Большинство современных логиков не касается более вопроса о том, имеют ли законы и структуры логики какое-либо отношение к психологическим структурам. В начале нашего века один французский последователь Бертрана Рассела даже утверждал, что понятие операции, по существу, антропоморфно, но фактически логические операции чисто формальны и не имеют какого-либо сходства с психологическими операциями. Как только логика достигла в своем развитии завершенной формальной строгости, логики перестали интересоваться изучением актуальных мыслительных процессов. П. Бернайс, например, полагал — и с точки зрения полностью формализированной аксиоматической логики он несомненно прав, — что логические отношения строго применимы только к математической дедукции, в то время как любая другая форма мышления имеет просто аппроксимирующий характер.
Когда мы стремимся выявить сущности, соответствующие логическим структурам, то обнаруживаем, что в ходе постепенной формализации логики были даны четыре возможных объяснения по этому поводу. Каждое из них следует кратко рассмотреть с точки зрения его отношения к психологии.
Первое объяснение — платонизм, свойственный ранним работам Б. Рассела и А.Уайтхеда, стимулировавший работу Г. Шольца и остающийся осознанным или неосознанным идеалом большинства логиков. Согласно этому взгляду, логика соотносится с системой универсалий, существующих независимо от опыта и непсихологических по своему происхождению. В таком случае следует объяснить, как разум приходит к открытию таких универсалий. Платоническая гипотеза только отодвигает проблему и не приближает нас к ее решению.
Второе объяснение — конвенционализм, полагающий, что существование логических сущностей и их законы определяются системой соглашений или общепризнанных правил. Однако такое объяснение приводит нас к новой проблеме: за счет чего эти соглашения оказываются столь плодотворными и удивительно эффективными в своем применении?
В силу этого конвенционализм уступает место концепции правильно построенного языка (well-formed language). Это третье объяснение выдвинуто Венским кружком, испытавшим сильное влияние логического эмпиризма. В этом объяснении различают эмпирические истины, или нетавтологические отношения, и тавтологии, или чисто синтаксические отношения, которые с помощью соответствующей семантики могут быть использованы для выражения эмпирических истин. Такая теория имеет несомненное психологическое значение; ее можно эмпирически проверить. Однако применительно к психологии она вызывает ряд затруднений.

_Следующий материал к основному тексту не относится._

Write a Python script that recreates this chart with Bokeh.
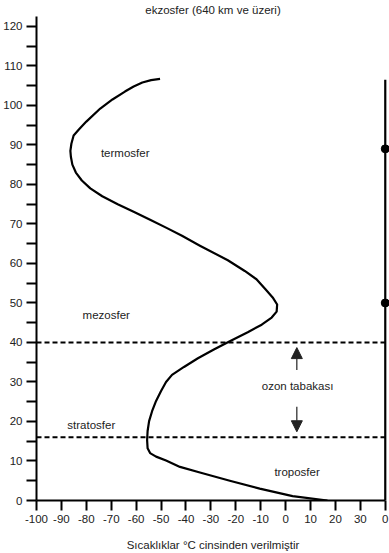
from bokeh.plotting import figure
from bokeh.models import FixedTicker, Arrow, NormalHead, Title
from bokeh.core.properties import value
from bokeh.embed import file_html
from bokeh.resources import INLINE

# ---- data ----
altitude_km = [0, 1.1, 3.0, 5.0, 7.1, 8.5, 10.1, 11.1, 12.0, 13.2, 15.3, 17.6, 20.1, 22.6, 25.2,
               27.7, 30.0, 31.8, 33.8, 36.0, 38.2, 40.3, 42.6, 44.5, 46.3, 47.8, 49.6, 51.4,
               53.4, 56.0, 58.1, 60.8, 64.5, 67.0, 69.0, 71.0, 73.0, 75.0, 77.0, 79.0, 81.0,
               83.0, 85.0, 87.0, 88.5, 90.3, 92.4, 93.9, 95.9, 99.2, 101.5, 103.5,
               104.8, 105.8, 106.4, 106.7]
temperature_c = [16.8, 2.8, -10.4, -22.4, -34.4, -42.4, -48.0, -52.0, -54.4, -55.4, -55.6, -55.4, -54.8, -53.6, -52.0,
                 -50.0, -48.0, -45.6, -40.8, -35.2, -28.8, -22.4, -15.2, -9.6, -5.6, -3.6, -3.4, -5.2,
                 -8.0, -11.7, -16.4, -23.2, -34.4, -41.6, -47.8, -54.2, -60.8, -67.4, -73.6, -78.4, -81.8,
                 -84.2, -85.6, -86.2, -86.4, -86.0, -85.1, -83.0, -80.0, -74.4, -69.5, -64.5,
                 -61.0, -57.5, -54.0, -50.4]

layer_boundaries_km = [40, 16]
layer_names = ["termosfer", "mezosfer", "stratosfer", "troposfer", "ozon tabakası"]
layer_label_temp = [-64.4, -72, -78, 4.6, 4.8]
layer_label_alt = [88, 47, 19, 7.2, 29]

right_scale_temp = 40
right_scale_top_km = 106.5
right_scale_dots_km = [89, 50]

ozone_arrow_temp = 4.5
ozone_up_arrow_km = [33, 38.7]
ozone_down_arrow_km = [23.7, 17.4]

x_ticks = [-100, -90, -80, -70, -60, -50, -40, -30, -20, -10, 0, 10, 20, 30, 40]
x_tick_labels = {t: str(t) for t in x_ticks}
x_tick_labels[40] = "0"
y_ticks = [0, 10, 20, 30, 40, 50, 60, 70, 80, 90, 100, 110, 120]
y_minor_ticks = [5, 15, 25, 35, 45, 55, 65, 75, 85, 95, 105, 115]

FONT = "Liberation Sans"
FS = "11.5px"

p = figure(width=389, height=553, x_range=(-100, 41.7), y_range=(0, 122.5),
           output_backend="svg", toolbar_location=None,
           min_border_left=0, min_border_right=0, min_border_top=0, min_border_bottom=0)
p.outline_line_color = None
p.grid.visible = False
p.background_fill_color = "white"

p.title = Title(text="ekzosfer (640 km ve üzeri)", align="center",
                text_font=FONT, text_font_size=FS, text_font_style="normal",
                text_color="#222222", standoff=2, offset=-6)

xa = p.xaxis[0]
xa.ticker = FixedTicker(ticks=x_ticks)
xa.major_label_overrides = x_tick_labels
xa.bounds = (-100, 40)
ya = p.yaxis[0]
ya.ticker = FixedTicker(ticks=y_ticks, minor_ticks=y_minor_ticks)
ya.bounds = (0, 122.5)
for ax in (xa, ya):
    ax.axis_line_width = 2
    ax.axis_line_color = "black"
    ax.major_tick_line_width = 2
    ax.minor_tick_line_width = 2
    ax.major_tick_line_color = "black"
    ax.minor_tick_line_color = "black"
    ax.major_tick_out = 10
    ax.major_tick_in = 0
    ax.minor_tick_out = 10
    ax.minor_tick_in = 0
    ax.major_label_text_font = FONT
    ax.major_label_text_font_size = FS
    ax.major_label_text_color = "#222222"
xa.minor_tick_line_color = None
xa.major_label_standoff = 4
ya.major_label_standoff = 4
xa.axis_label = "Sıcaklıklar °C cinsinden verilmiştir"
xa.axis_label_text_font = FONT
xa.axis_label_text_font_size = FS
xa.axis_label_text_font_style = "normal"
xa.axis_label_text_color = "#222222"
xa.axis_label_standoff = 13

for b in layer_boundaries_km:
    p.line([-100, right_scale_temp], [b, b], line_color="black", line_width=2, line_dash="5 3")

p.line(temperature_c, altitude_km, line_color="black", line_width=2.2, line_join="round")

p.line([right_scale_temp, right_scale_temp], [0, right_scale_top_km], line_color="black", line_width=2.2)
p.scatter([right_scale_temp] * len(right_scale_dots_km), right_scale_dots_km, size=8,
          fill_color="black", line_color="black")

p.text(layer_label_temp, layer_label_alt, text=layer_names, text_align="center",
       text_baseline="middle", text_font=value(FONT), text_font_size=FS, text_color="#222222")

for (y0, y1) in (ozone_up_arrow_km, ozone_down_arrow_km):
    p.add_layout(Arrow(end=NormalHead(size=11, fill_color="#222222", line_color="#222222"),
                       x_start=ozone_arrow_temp, y_start=y0, x_end=ozone_arrow_temp, y_end=y1,
                       line_color="#222222", line_width=1.2))

open("out.html", "w").write(file_html(p, INLINE))
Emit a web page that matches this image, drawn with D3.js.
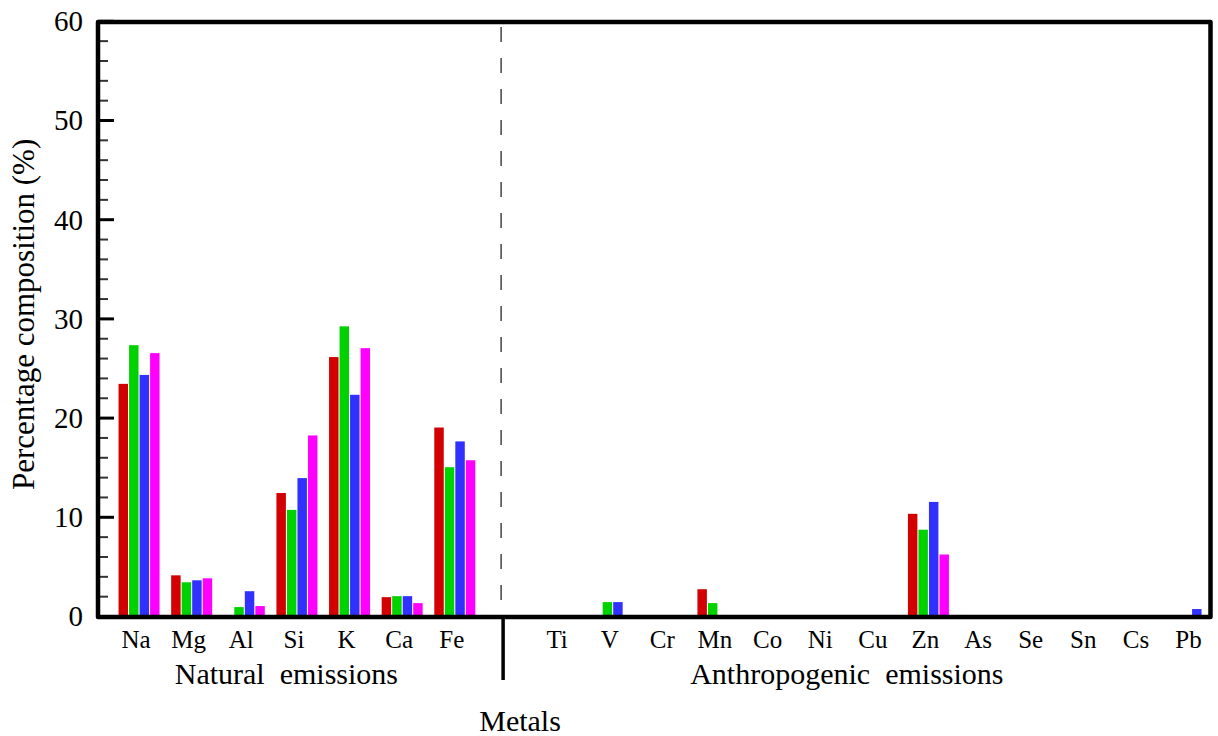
<!DOCTYPE html>
<html>
    <head>
        <script src="https://d3js.org/d3.v7.min.js"></script>
        <style>
            body { margin: 0; background: #fff; }
        </style>
    </head>
    <body>
        <script>
var w = 1218
var h = 736
var serif = '"Liberation Serif", "Times New Roman", "DejaVu Serif", serif'

var categories = ['Na','Mg','Al','Si','K','Ca','Fe','Ti','V','Cr','Mn','Co','Ni','Cu','Zn','As','Se','Sn','Cs','Pb']
var naturalCount = 7

// four sampling series (red, green, blue, magenta)
var series1 = [23.4, 4.1, 0.0, 12.4, 26.1, 1.9, 19.0, 0, 0.0, 0, 2.7, 0, 0, 0, 10.3, 0, 0, 0, 0, 0.0]
var series2 = [27.3, 3.4, 0.9, 10.7, 29.2, 2.0, 15.0, 0, 1.4, 0, 1.3, 0, 0, 0, 8.7, 0, 0, 0, 0, 0.0]
var series3 = [24.3, 3.6, 2.5, 13.9, 22.3, 2.0, 17.6, 0, 1.4, 0, 0.0, 0, 0, 0, 11.5, 0, 0, 0, 0, 0.7]
var series4 = [26.5, 3.8, 1.0, 18.2, 27.0, 1.3, 15.7, 0, 0.0, 0, 0.0, 0, 0, 0, 6.2, 0, 0, 0, 0, 0.0]
var allSeries = [series1, series2, series3, series4]
var colors = ['#d20000', '#00d200', '#3030ff', '#ff00ff']

var yTicks = [0, 10, 20, 30, 40, 50, 60]
var yMinor = [2,4,6,8,12,14,16,18,22,24,26,28,32,34,36,38,42,44,46,48,52,54,56,58]

var plotLeft = 98, plotRight = 1210.5, plotTop = 22, plotBottom = 616

// slot position: an empty slot separates natural and anthropogenic groups
function slot(i){ return i < naturalCount ? i : i + 1 }

var x = d3.scaleLinear().domain([-0.78, 20.36]).range([plotLeft, plotRight])
var inner = d3.scaleBand().domain([0,1,2,3]).range([-20.5, 20.5]).paddingInner(0.1)
var y = d3.scaleLinear().domain([0, 60]).range([plotBottom, 20.8])

var svg = d3.select('body').append('svg')
  .attr('width', w)
  .attr('height', h)

var rows = []
categories.forEach(function(c, i){
  allSeries.forEach(function(s, k){
    rows.push({cat: c, i: i, k: k, v: s[i]})
  })
})

svg.append('g').selectAll('rect')
  .data(rows.filter(function(d){ return d.v > 0 }))
  .enter()
  .append('rect')
  .attr('x', function(d){ return x(slot(d.i)) + inner(d.k) })
  .attr('width', inner.bandwidth())
  .attr('y', function(d){ return y(d.v) })
  .attr('height', function(d){ return y(0) - y(d.v) })
  .attr('fill', function(d){ return colors[d.k] })

// dashed separator inside plot
var sepX = x(6.88)
svg.append('line')
  .attr('x1', sepX).attr('x2', sepX)
  .attr('y1', plotTop + 5).attr('y2', plotBottom - 14)
  .attr('stroke', '#444')
  .attr('stroke-width', 1.5)
  .attr('stroke-dasharray', '15,16')

// y axis: major + minor ticks pointing inward
var yAxis = d3.axisLeft(y).tickValues(yTicks).tickSize(-16).tickPadding(15).tickFormat(d3.format('d'))
var gy = svg.append('g').attr('transform', 'translate(' + plotLeft + ',0)').call(yAxis)
gy.select('.domain').remove()
gy.attr('font-family', serif).attr('font-size', 29)
gy.selectAll('line').attr('stroke', '#000').attr('stroke-width', 3)
gy.selectAll('text').attr('dy', '0.34em').attr('fill', '#000')

var gm = svg.append('g').attr('transform', 'translate(' + plotLeft + ',0)')
  .call(d3.axisLeft(y).tickValues(yMinor).tickSize(-10).tickFormat(''))
gm.select('.domain').remove()
gm.selectAll('line').attr('stroke', '#333').attr('stroke-width', 2)

// frame
svg.append('rect')
  .attr('x', plotLeft).attr('y', plotTop)
  .attr('width', plotRight - plotLeft).attr('height', plotBottom + 1 - plotTop)
  .attr('fill', 'none')
  .attr('stroke', '#000')
  .attr('stroke-width', 4.5)
  .attr('stroke-linejoin', 'round')

// solid separator below the axis
svg.append('line')
  .attr('x1', sepX + 2).attr('x2', sepX + 2)
  .attr('y1', plotBottom).attr('y2', 680)
  .attr('stroke', '#000')
  .attr('stroke-width', 3.5)

// category labels
svg.append('g').selectAll('text')
  .data(categories)
  .enter()
  .append('text')
  .text(function(d){ return d })
  .attr('x', function(d, i){ return x(slot(i)) - 3 })
  .attr('y', 648)
  .attr('text-anchor', 'middle')
  .attr('font-family', serif)
  .attr('font-size', 25)

svg.append('text')
  .text('Natural  emissions')
  .attr('x', x(2.8)).attr('y', 684)
  .attr('text-anchor', 'middle')
  .attr('font-family', serif)
  .attr('font-size', 30)
  .style('white-space', 'pre')

svg.append('text')
  .text('Anthropogenic  emissions')
  .attr('x', x(13.45)).attr('y', 684)
  .attr('text-anchor', 'middle')
  .attr('font-family', serif)
  .attr('font-size', 30)
  .style('white-space', 'pre')

svg.append('text')
  .text('Metals')
  .attr('x', x(7.24)).attr('y', 731)
  .attr('text-anchor', 'middle')
  .attr('font-family', serif)
  .attr('font-size', 30)

svg.append('text')
  .text('Percentage composition (%)')
  .attr('transform', 'translate(34,' + (y(30) - 4) + ') rotate(-90)')
  .attr('text-anchor', 'middle')
  .attr('font-family', serif)
  .attr('font-size', 31)
        </script>
    </body>
</html>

Во-первых, мы не можем говорить о чистом опыте, или «эмпирических истинах», не зависящих от логических отношений. Другими словами, опыт не может быть интерпретирован в абстракции от понятийного и логического аппарата, который и делает возможной такую интерпретацию. В наших экспериментах с Б. Инельдер маленьких детей просили ответить на вопрос: когда поверхность воды в наклонной стеклянной трубке горизонтальна и когда пет? Мы обнаружили, что дети не воспринимают «горизонтальность» до тех пор, пока они не окажутся способными построить каркас пространственных отношений. Для построения такого каркаса они нуждаются в геометрических операциях, а при построении этих операций необходимо употребление логических операций.